The question of proficiency in Cantonese, the dialect spoken by more than eighty-nine per cent of Hong Kong’s population, received a vigorous shake of the head. “Who speaks Cantonese anymore? No one speaks Cantonese! I don’t even speak Cantonese! I speak Mandarin now,” Chan said.

To illustrate his point, Chan did exaggerated imitations of Shandongese and Shanghaiese, dialects spoken on the mainland: “See, I have a gift for languages,” he said.

A man carrying a radio came in and said, “Five minutes.”

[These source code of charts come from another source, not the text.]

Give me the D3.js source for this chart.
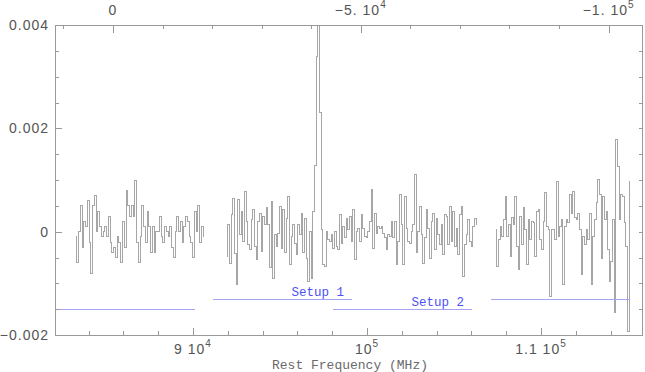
<!DOCTYPE html>
<html>
<head>
<meta charset="utf-8">
<script src="https://cdn.jsdelivr.net/npm/d3@7"></script>
<style>
  body { margin: 0; background: #fff; }
  svg { display: block; }
  .num { font-family: "Liberation Sans", sans-serif; font-size: 14px; letter-spacing: 1px; fill: #555; white-space: pre; }
  .mono { font-family: "Liberation Mono", monospace; white-space: pre; }
</style>
</head>
<body>
<svg id="chart" width="645" height="372"></svg>
<script>
// spectrum values in units of 1e-4 (same unit as the y axis / 10)
const UNIT = 1e-4;

// segment A, channels from 83280 to 90630 MHz
const segAFreq = [83280, 90630];
const segAValues = [-1, -6, 0, 5, -3, 2, 1, 6, -2, -8, 5, 7, 0, 4, 1, -1, 0, 1, -1, 3,
  -2, -4, -3, -5, -1, -2, -6, 2, -3, 8, 5, 3, 5, 3, 10, -2, -6, -1, 5, 1,
  -2, 4, 1, -4, 1, -4, 0, 0, 3, -1, -2, 1, 0, -1, 1, -3, -5, 0, 3, 0,
  2, -2, 1, 3, 2, -1, -2, -5, 4, 0, 5, -2, 1, -1];

// segment B, channels from 91950 to 106320 MHz (line near 97.2 GHz)
const segBFreq = [91950, 106320];
const segBValues = [-4.8, 1.4, -6.1, 3.3, 6.5, -4.2, -10.3, 6.2, -0.6, 3.9, -1.9, 7.8, 2.0, -2.5, -3.5, 2.3, 4.3, -2.8, -5.4, 2.0,
  3.6, -3.8, 3.0, 1.4, 4.6, 1.4, -7.0, 5.9, -9.0, -0.6, -2.8, -0.3, 4.9, -3.2, 4.3, -4.1, 2.6, 6.8, -6.4, -0.9,
  1.4, -2.2, -4.5, 1.4, -0.6, 3.6, -4.1, 2.6, -5.1, -9.6, 0.1, -9.0, 3.9, 12.8, 34, 48, 23, 0.4, -6.4, -6.7,
  0.1, -1.5, -1.9, -0.6, -3.2, 0.1, -2.8, -3.5, 3.3, -2.2, 1.0, -1.2, 2.6, 0.4, 3.0, -1.9,
  4.3, -5.4, 0.1, 0.7, -1.9, 3.3, 0.7, -0.9, -1.2, 0.1, 2.0, 8.1, -3.2, 3.6, -0.3, 1.0, 0.7, 1.0, -0.3, -1.2,
  -3.5, -0.6, -0.9, 2.0, -1.2, 2.0, -6.4, -1.9, 7.2, 1.4, -6.4, 6.8, 0.7, -1.9, -2.2, 0.1, 1.4, 11.0, -4.1, 0.1,
  4.9, -0.6, -6.1, -1.2, 4.3, 0.7, -5.1, 2.0, 3.6, -3.5, 2.6, -0.6, -2.5, 1.4, -4.5, 3.3, 3.0, -2.5, 4.9, -1.9,
  3.9, -2.8, 0.7, -4.5, 3.3, 4.9, -8.6, -2.5, -0.6, 2.3, -1.9, -2.8, 1.0, 2.6, 1.4];

// segment C, channels from 107410 to 115115 MHz
const segCFreq = [107410, 115115];
const segCValues = [0.4, -6.7, -1.5, 1.0, -0.9, 2.3, 6.8, -0.9, 1.4, -4.8, 2.7, 1.4, 6.8, -2.8, -7.4, 3.0, -2.5, 4.6, 0.4, -6.4,
  2.3, -1.5, 2.0, 1.7, -4.8, 4.0, 4.3, -1.5, -3.5, 2.0, 7.5, 1.0, 0.4, -12.5, 0.4, 0.4, -1.5, 9.7, -0.9, 1.0,
  2.3, -10.3, 1.0, 2.3, 1.7, 7.2, 3.6, 7.8, 2.7, 2.3, 3.6, 0.4, -8.3, -0.9, -2.5, 0.4, -1.5, 3.6, -10.3, -0.9,
  2.3, 5.6, 10.1, 7.2, -5.1, 6.8, 2.3, 4.0, -3.5, -9.6, -5.7, 2.3, -15.7, 17.8, 12.6, 2.3, 7.2, 6.8, 1.7, -2.8,
  -19.4, 9.7];

// receiver setups: level and frequency ranges (MHz)
const setupNames = ["Setup 1", "Setup 2"];
const setupLevels = [-0.0013, -0.0015];
const setupRanges = [
  [[91150, 99140], [107130, 115120]],
  [[82000, 90110], [98050, 106040]]
];
const setupLabelRange = [0, 1];

// axes
const freqDomain = [82069, 115862];
const fluxDomain = [-0.002, 0.004];
const restFreq = 85400;      // MHz, zero velocity
const cLight = 299792.458;   // km/s
const bottomTicks = [90000, 100000, 110000];
const bottomLabels = [["9 10", "4"], ["10", "5"], ["1.1 10", "5"]];
const topTicks = [0, -50000, -100000];
const topLabels = [["0", ""], ["\u22125. 10", "4"], ["\u22121. 10", "5"]];
const leftTicks = [-0.002, 0, 0.002, 0.004];

const mLeft = 55, mRight = 643, mTop = 25, mBottom = 335;
const svg = d3.select("#chart");

const x = d3.scaleLinear().domain(freqDomain).range([mLeft, mRight]);
const y = d3.scaleLinear().domain(fluxDomain).range([mBottom, mTop]);
const vel = f => cLight * (1 - f / restFreq);
const xv = d3.scaleLinear().domain(freqDomain.map(vel)).range([mLeft, mRight]);

svg.append("clipPath").attr("id", "plot")
  .append("rect").attr("x", mLeft).attr("y", mTop)
  .attr("width", mRight - mLeft).attr("height", mBottom - mTop);

// spectrum
const segments = [
  [segAFreq, segAValues],
  [segBFreq, segBValues],
  [segCFreq, segCValues]
].map(([range, vals]) => {
  const ch = d3.scaleLinear().domain([0, vals.length - 1]).range(range);
  return vals.map((v, i) => ({ f: ch(i), v: v * UNIT }));
});

const line = d3.line().curve(d3.curveStep).x(d => x(d.f)).y(d => y(d.v));

svg.append("g").attr("clip-path", "url(#plot)")
  .selectAll("path.spec")
  .data(segments)
  .enter().append("path")
  .attr("class", "spec")
  .attr("d", line)
  .attr("fill", "none")
  .attr("stroke", "#a6a6a6")
  .attr("stroke-width", 1)
  .attr("shape-rendering", "crispEdges");

// setup bars
const setupG = svg.append("g").attr("clip-path", "url(#plot)");
setupNames.forEach((name, k) => {
  setupG.selectAll(null)
    .data(setupRanges[k])
    .enter().append("line")
    .attr("x1", d => x(d[0])).attr("x2", d => x(d[1]))
    .attr("y1", Math.round(y(setupLevels[k])) + 0.5)
    .attr("y2", Math.round(y(setupLevels[k])) + 0.5)
    .attr("stroke", "#a4a4f2")
    .attr("stroke-width", 1);
  const r = setupRanges[k][setupLabelRange[k]];
  setupG.append("text")
    .attr("class", "mono")
    .attr("x", x(r[1]) - 8)
    .attr("y", y(setupLevels[k]) - 3)
    .attr("text-anchor", "end")
    .attr("font-size", 12.5)
    .attr("fill", "#5050f8")
    .text(name);
});

// frame
svg.append("rect")
  .attr("x", mLeft + 0.5).attr("y", mTop + 0.5)
  .attr("width", mRight - mLeft - 1).attr("height", mBottom - mTop)
  .attr("fill", "none").attr("stroke", "#999")
  .attr("shape-rendering", "crispEdges");

// ticks (all pointing inward)
function ticks(axis, transform) {
  const g = svg.append("g").attr("transform", transform).call(axis);
  g.select(".domain").remove();
  g.selectAll("line").attr("stroke", "#999").attr("shape-rendering", "crispEdges");
  return g;
}

const minorF = d3.range(84000, 116000, 2000);
ticks(d3.axisBottom(x).tickValues(minorF).tickSize(-4).tickFormat(""), `translate(0,${mBottom})`);
ticks(d3.axisBottom(x).tickValues(bottomTicks).tickSize(-7).tickFormat(""), `translate(0,${mBottom})`);

const minorV = d3.range(10000, -120000, -10000);
ticks(d3.axisTop(xv).tickValues(minorV).tickSize(-4).tickFormat(""), `translate(0,${mTop})`);
ticks(d3.axisTop(xv).tickValues(topTicks).tickSize(-8).tickFormat(""), `translate(0,${mTop})`);

const minorY = d3.range(-0.002, 0.00401, 0.0005);
ticks(d3.axisLeft(y).tickValues(minorY).tickSize(-4).tickFormat(""), `translate(${mLeft},0)`);
const yAx = ticks(d3.axisLeft(y).tickValues(leftTicks).tickSize(-7).tickPadding(6)
  .tickFormat(d => d === 0 ? "0" : d3.format(".3f")(d)), `translate(${mLeft},0)`);
yAx.selectAll("text").attr("class", "num").attr("font-size", null).attr("font-family", null).attr("fill", null);
yAx.attr("font-size", null).attr("font-family", null);
ticks(d3.axisRight(y).tickValues(minorY).tickSize(-4).tickFormat(""), `translate(${mRight},0)`);

// tick labels with exponents
function powerLabels(vals, labels, scale, baseY) {
  const t = svg.append("g").selectAll("text")
    .data(vals)
    .enter().append("text")
    .attr("class", "num")
    .attr("x", d => scale(d))
    .attr("y", baseY)
    .attr("text-anchor", "middle");
  t.append("tspan").text((d, i) => labels[i][0]);
  t.append("tspan").attr("dy", -7).attr("font-size", 10).text((d, i) => labels[i][1]);
}
powerLabels(bottomTicks, bottomLabels, x, 354);
powerLabels(topTicks, topLabels, xv, 15);

svg.append("text")
  .attr("class", "mono")
  .attr("x", (mLeft + mRight) / 2 + 1)
  .attr("y", 369)
  .attr("text-anchor", "middle")
  .attr("font-size", 13)
  .attr("fill", "#6a6a6a")
  .text("Rest Frequency (MHz)");
</script>
</body>
</html>
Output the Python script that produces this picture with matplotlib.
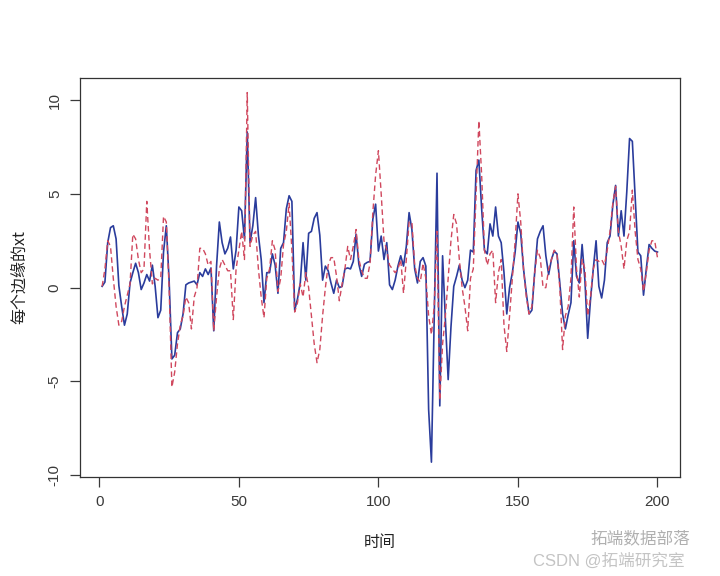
import matplotlib
matplotlib.use("Agg")
import matplotlib.pyplot as plt

plt.rcParams['font.family'] = ['Liberation Sans', 'Noto Sans CJK SC', 'DejaVu Sans']

# time index 1..200
t = list(range(1, 201))

# 每个边缘的xt : observed series (solid blue)
xt_blue = [
    0.07, 0.3, 2.4, 3.2, 3.3, 2.6, 0.1, -1.0, -2.0, -1.4,
    0.25, 0.8, 1.3, 0.8, -0.1, 0.25, 0.7, 0.35, 1.2, 0.07,
    -1.6, -1.2, 1.9, 3.3, 0.4, -3.8, -3.6, -2.4, -2.2, -1.4,
    0.15, 0.25, 0.3, 0.35, 0.15, 0.8, 0.6, 1.0, 0.7, 1.05,
    -2.3, 1.15, 3.5, 2.4, 1.8, 2.1, 2.7, 1.0, 2.0, 4.3,
    4.1, 2.6, 8.3, 2.4, 3.3, 4.8, 2.8, 1.5, -0.8, 0.8,
    0.8, 1.8, 1.2, -0.3, 2.1, 2.4, 4.2, 4.9, 4.6, -1.2,
    -0.6, 0.25, 2.4, 0.4, 2.9, 3.0, 3.7, 4.0, 2.8, 0.4,
    1.15, 0.9, 0.25, -0.3, 0.4, 0.0, 0.07, 1.0, 1.05, 1.0,
    1.4, 2.85, 1.25, 0.6, 1.25, 1.35, 1.4, 3.65, 4.45, 1.95,
    2.75, 1.5, 2.4, 0.15, -0.1, 0.4, 1.15, 1.7, 1.15, 2.2,
    4.0, 3.1, 1.0, 0.25, 1.4, 1.6, 1.15, -6.5, -9.3, -1.6,
    6.1, -6.3, 1.7, -1.7, -4.9, -2.1, 0.07, 0.6, 1.2, 0.4,
    0.0, 0.4, 2.0, 1.9, 6.25, 6.8, 4.2, 2.0, 1.8, 3.4,
    2.75, 4.3, 2.75, 2.4, 0.8, -1.4, 0.0, 0.8, 1.9, 3.5,
    2.9, 1.0, -0.3, -1.4, -1.2, 0.8, 2.6, 3.0, 3.3, 1.7,
    0.7, 1.5, 1.95, 1.8, 0.25, -1.4, -2.2, -1.45, -0.8, 2.5,
    0.6, 0.25, 2.3, 0.4, -2.7, -0.65, 1.0, 2.5, 0.07, -0.55,
    0.4, 2.4, 2.75, 4.4, 5.45, 2.75, 4.1, 2.75, 5.1, 7.95,
    7.8, 4.9, 1.9, 1.7, -0.4, 1.0, 2.3, 2.1, 1.95, 1.9,
]

# second series (dashed red)
xt_red = [
    0.07, 1.0, 2.5, 2.2, 0.5, -1.0, -2.0, -1.8, -1.0, -0.4,
    0.2, 2.85, 2.6, 1.5, 0.8, 1.0, 4.6, 2.0, 0.2, 0.5,
    0.4, 0.5, 3.8, 3.5, 0.0, -5.3, -4.5, -3.0, -2.0, -1.5,
    -0.5, -0.8, -2.2, -0.5, 0.0, 2.1, 2.1, 1.8, 1.2, 1.4,
    -2.3, -0.5, 1.0, 1.5, 1.2, 0.9, 0.9, -1.7, 1.0, 2.0,
    3.0, 1.5, 10.4, 2.2, 2.8, 3.0, 1.0, -0.5, -1.6, 0.5,
    1.0, 2.5, 2.0, -0.2, 0.5, 2.3, 3.0, 4.5, 2.0, -1.3,
    -0.8, 0.2, -0.5, 0.8, 0.0, -1.5, -3.0, -4.0, -3.3, -1.5,
    0.0, 1.2, 1.6, 1.6, 0.6, -0.7, 0.2, 1.0, 2.2, 1.5,
    2.2, 3.1, 1.5, 0.9, 0.5, 0.5, 1.3, 4.0, 6.0, 7.3,
    5.0, 2.5, 2.0, 1.2, 1.0, 0.8, 1.0, 1.5, -0.3, 1.5,
    3.5, 3.5, 1.2, 0.5, 0.3, 1.3, 0.5, -1.5, -2.5, -1.0,
    3.0, -6.0, -3.0, -1.5, 0.5, 2.5, 3.9, 3.4, 1.5, 0.0,
    -1.0, -2.3, 0.5, 1.0, 5.0, 8.9, 6.0, 2.0, 1.2, 1.8,
    2.0, -0.8, 0.8, 1.5, -2.0, -3.4, -1.5, 0.5, 2.5, 5.0,
    3.5, 1.0, -0.5, -1.4, -1.0, 0.8, 2.0, 1.6, 0.0, 0.0,
    1.0, 1.5, 2.0, 1.8, 0.0, -3.3, -1.5, -1.0, 0.5, 4.3,
    1.0, -0.5, 1.5, 1.0, -1.5, -0.5, 1.0, 1.5, 1.4, 1.5,
    1.2, 2.0, 3.0, 4.5, 5.4, 3.0, 2.2, 1.0, 2.5, 3.0,
    5.2, 3.0, 1.5, 1.0, -0.2, 0.8, 2.0, 2.5, 2.5, 1.6,
]

x_ticks = [0, 50, 100, 150, 200]
y_ticks = [-10, -5, 0, 5, 10]

fig = plt.figure(figsize=(7.2, 5.76), dpi=100)
ax = fig.add_axes([0.111, 0.172, 0.833, 0.693])

ax.plot(t, xt_blue, color='#2a3c9c', lw=1.2)
ax.plot(t, xt_red, color='#d0485e', lw=1.0, ls=(0, (4, 2.5)))

# R style 4% padding
lo = min(min(xt_blue), min(xt_red))
hi = max(max(xt_blue), max(xt_red))
pad = (hi - lo) * 0.04
ax.set_ylim(lo - pad, hi + pad)
xpad = (t[-1] - t[0]) * 0.04
ax.set_xlim(t[0] - xpad, t[-1] + xpad)

ax.set_xticks(x_ticks)
ax.set_yticks(y_ticks)
ax.set_yticklabels([str(v) for v in y_ticks], rotation=90, va='center')
ax.tick_params(direction='out', length=7, width=0.9, colors='#3a3a3a',
               labelsize=11, pad=6)
for s in ax.spines.values():
    s.set_color('#333333')
    s.set_linewidth(0.9)

ax.set_xlabel('时间', fontsize=11.5, color='#222222', labelpad=18,
              family=['Noto Sans CJK SC', 'DejaVu Sans'])
ax.set_ylabel('每个边缘的xt', fontsize=11.5, color='#222222', labelpad=14,
              family=['Noto Sans CJK SC', 'DejaVu Sans'])

# watermark
fig.text(0.82, 0.064, '拓端数据部落', fontsize=12, color='#b0b0b0',
         family=['Noto Sans CJK SC', 'DejaVu Sans'], ha='left', va='center')
fig.text(0.74, 0.026, 'CSDN @拓端研究室', fontsize=12, color='#c4c4c4',
         family=['Liberation Sans', 'Noto Sans CJK SC'], ha='left', va='center')

fig.savefig('out.png', dpi=100, facecolor='white')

Chan got up and continued to extol life in Beijing. But what about the city’s sky-obscuring pollution? The star maintained that it wasn’t a big problem. “There are some countries you go to where there is no pollution, but you are still unhappy,” Chan said, gesticulating with an open palm. “Then there are other countries where you are always happy, no matter the weather. Beijing is like that. I’m living there now, and I don’t care about all that pollution. The sunshine is absolutely fantastic.”



SOURCE: NEWYORKER.COM

2 comments:

Anonymous said...

Very interesting report,I am really enjoy to read about his days !!! Thanks for your great sharing !
I know he has a very busy life for his work is his life, but still I think everybody needs sometimes a little holiday time to relax. But if he look at his travelings like a holiday...than he is always on holiday...only the speed is too fast as he rushing :)
I wish full power to Him to change the world for a better place for everyone !!!!
I LOVE YOU JACKIE CHAN !!!!! <3 >>>>

Amelie said...

Really great article! I copied the whole text because in happened in the past that I lost some great news about Jackie and now I can not find them anymore. So now I copy all important articles. Thank you.